*Work to do*: Beginning at the first line of the data, print each line exactly, stopping after the line that contains "4.94, 4.97, 4.99]".

*Supplied information*:

________________________________________

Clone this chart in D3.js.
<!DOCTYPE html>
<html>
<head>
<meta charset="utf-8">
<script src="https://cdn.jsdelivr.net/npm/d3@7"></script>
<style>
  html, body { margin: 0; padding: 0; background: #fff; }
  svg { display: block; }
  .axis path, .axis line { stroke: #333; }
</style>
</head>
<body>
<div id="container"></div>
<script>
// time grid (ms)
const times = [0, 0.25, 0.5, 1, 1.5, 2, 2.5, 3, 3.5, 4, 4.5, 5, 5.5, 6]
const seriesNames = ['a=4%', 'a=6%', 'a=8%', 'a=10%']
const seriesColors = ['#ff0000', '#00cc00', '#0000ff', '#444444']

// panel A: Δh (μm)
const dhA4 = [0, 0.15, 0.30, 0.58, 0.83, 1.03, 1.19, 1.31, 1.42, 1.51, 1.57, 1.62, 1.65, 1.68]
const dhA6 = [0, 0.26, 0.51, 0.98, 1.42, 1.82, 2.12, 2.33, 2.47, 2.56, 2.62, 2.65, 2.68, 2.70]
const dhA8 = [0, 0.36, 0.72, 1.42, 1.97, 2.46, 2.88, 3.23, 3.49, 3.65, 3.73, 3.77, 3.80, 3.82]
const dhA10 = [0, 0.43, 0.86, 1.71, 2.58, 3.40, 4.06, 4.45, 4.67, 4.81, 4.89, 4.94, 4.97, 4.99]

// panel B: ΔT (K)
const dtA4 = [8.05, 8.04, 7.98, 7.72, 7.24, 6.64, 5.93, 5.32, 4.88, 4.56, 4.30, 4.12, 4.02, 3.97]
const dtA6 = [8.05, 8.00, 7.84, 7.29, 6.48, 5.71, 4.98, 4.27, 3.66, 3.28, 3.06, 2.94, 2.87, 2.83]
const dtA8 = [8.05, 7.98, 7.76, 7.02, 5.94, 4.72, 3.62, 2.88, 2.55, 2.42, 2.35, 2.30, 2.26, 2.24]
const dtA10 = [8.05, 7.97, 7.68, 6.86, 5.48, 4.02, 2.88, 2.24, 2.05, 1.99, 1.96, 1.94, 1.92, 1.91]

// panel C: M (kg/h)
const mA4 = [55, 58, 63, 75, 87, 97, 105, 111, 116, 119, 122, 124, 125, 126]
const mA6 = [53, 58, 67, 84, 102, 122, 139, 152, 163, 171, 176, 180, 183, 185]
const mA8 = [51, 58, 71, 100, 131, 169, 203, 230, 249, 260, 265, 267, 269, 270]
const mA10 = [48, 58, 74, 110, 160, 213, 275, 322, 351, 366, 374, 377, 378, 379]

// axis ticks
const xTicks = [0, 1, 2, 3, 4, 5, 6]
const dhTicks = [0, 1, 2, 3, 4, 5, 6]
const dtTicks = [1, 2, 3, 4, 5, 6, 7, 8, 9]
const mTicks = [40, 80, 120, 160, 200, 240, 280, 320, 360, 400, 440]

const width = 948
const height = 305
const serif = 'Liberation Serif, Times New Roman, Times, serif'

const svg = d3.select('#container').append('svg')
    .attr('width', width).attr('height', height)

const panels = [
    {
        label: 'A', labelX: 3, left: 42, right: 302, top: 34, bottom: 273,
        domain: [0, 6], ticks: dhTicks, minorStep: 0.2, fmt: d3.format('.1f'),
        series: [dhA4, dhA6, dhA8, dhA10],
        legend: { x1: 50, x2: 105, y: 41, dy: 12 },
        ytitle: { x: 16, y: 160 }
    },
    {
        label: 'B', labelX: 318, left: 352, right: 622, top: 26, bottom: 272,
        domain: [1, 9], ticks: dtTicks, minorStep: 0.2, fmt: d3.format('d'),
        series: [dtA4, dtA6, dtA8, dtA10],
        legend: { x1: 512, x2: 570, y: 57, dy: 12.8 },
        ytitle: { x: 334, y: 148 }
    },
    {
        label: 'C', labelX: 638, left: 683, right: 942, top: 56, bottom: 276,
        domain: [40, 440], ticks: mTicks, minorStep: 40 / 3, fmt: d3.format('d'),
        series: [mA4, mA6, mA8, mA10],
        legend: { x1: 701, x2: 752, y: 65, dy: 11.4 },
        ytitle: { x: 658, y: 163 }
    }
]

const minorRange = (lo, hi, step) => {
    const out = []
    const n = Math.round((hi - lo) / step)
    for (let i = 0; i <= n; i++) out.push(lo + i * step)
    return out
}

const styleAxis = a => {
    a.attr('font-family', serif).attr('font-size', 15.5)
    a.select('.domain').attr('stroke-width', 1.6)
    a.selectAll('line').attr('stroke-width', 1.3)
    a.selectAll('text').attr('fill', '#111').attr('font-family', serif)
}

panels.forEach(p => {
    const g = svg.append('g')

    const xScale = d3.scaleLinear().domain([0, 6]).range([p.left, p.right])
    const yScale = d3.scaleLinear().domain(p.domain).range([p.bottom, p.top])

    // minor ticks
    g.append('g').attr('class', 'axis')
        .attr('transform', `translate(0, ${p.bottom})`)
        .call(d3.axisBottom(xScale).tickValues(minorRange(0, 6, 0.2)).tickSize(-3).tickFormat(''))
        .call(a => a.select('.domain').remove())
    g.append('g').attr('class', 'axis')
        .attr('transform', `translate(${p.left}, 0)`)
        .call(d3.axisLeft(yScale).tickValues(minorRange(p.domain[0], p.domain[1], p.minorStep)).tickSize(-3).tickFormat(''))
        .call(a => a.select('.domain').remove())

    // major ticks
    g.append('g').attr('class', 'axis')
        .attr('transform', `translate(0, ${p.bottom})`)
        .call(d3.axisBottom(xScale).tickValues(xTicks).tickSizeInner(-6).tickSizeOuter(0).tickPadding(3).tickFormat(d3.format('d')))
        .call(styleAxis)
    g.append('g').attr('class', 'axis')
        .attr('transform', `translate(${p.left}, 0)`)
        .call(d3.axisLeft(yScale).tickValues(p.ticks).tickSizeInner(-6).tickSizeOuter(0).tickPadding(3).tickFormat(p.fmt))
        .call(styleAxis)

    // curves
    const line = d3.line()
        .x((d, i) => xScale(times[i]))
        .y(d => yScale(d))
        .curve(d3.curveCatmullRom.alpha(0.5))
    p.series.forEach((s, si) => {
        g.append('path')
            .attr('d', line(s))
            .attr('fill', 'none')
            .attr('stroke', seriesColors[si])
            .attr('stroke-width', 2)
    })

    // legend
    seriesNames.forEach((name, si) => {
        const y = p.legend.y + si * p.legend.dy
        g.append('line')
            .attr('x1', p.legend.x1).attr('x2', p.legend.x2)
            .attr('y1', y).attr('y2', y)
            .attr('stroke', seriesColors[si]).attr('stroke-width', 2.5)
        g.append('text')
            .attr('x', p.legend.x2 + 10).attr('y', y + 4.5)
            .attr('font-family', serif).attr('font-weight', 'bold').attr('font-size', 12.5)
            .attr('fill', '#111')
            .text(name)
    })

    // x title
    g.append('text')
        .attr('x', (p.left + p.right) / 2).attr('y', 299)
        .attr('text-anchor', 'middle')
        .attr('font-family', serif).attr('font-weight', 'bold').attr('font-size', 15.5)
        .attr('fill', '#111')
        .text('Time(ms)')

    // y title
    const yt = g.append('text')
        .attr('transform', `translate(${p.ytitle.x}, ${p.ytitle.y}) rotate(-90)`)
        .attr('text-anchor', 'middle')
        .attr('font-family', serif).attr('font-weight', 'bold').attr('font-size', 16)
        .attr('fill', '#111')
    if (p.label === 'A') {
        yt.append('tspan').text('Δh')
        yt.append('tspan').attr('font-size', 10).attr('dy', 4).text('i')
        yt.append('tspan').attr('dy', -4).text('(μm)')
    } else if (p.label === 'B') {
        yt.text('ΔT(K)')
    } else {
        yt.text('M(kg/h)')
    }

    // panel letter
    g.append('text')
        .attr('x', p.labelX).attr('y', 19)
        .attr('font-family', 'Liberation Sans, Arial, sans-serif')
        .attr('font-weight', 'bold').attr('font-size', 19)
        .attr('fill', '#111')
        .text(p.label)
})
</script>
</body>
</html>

________________________________________

*Final result*:
Clone this chart in D3.js.
<!DOCTYPE html>
<html>
<head>
<meta charset="utf-8">
<script src="https://cdn.jsdelivr.net/npm/d3@7"></script>
<style>
  html, body { margin: 0; padding: 0; background: #fff; }
  svg { display: block; }
  .axis path, .axis line { stroke: #333; }
</style>
</head>
<body>
<div id="container"></div>
<script>
// time grid (ms)
const times = [0, 0.25, 0.5, 1, 1.5, 2, 2.5, 3, 3.5, 4, 4.5, 5, 5.5, 6]
const seriesNames = ['a=4%', 'a=6%', 'a=8%', 'a=10%']
const seriesColors = ['#ff0000', '#00cc00', '#0000ff', '#444444']

// panel A: Δh (μm)
const dhA4 = [0, 0.15, 0.30, 0.58, 0.83, 1.03, 1.19, 1.31, 1.42, 1.51, 1.57, 1.62, 1.65, 1.68]
const dhA6 = [0, 0.26, 0.51, 0.98, 1.42, 1.82, 2.12, 2.33, 2.47, 2.56, 2.62, 2.65, 2.68, 2.70]
const dhA8 = [0, 0.36, 0.72, 1.42, 1.97, 2.46, 2.88, 3.23, 3.49, 3.65, 3.73, 3.77, 3.80, 3.82]
const dhA10 = [0, 0.43, 0.86, 1.71, 2.58, 3.40, 4.06, 4.45, 4.67, 4.81, 4.89, 4.94, 4.97, 4.99]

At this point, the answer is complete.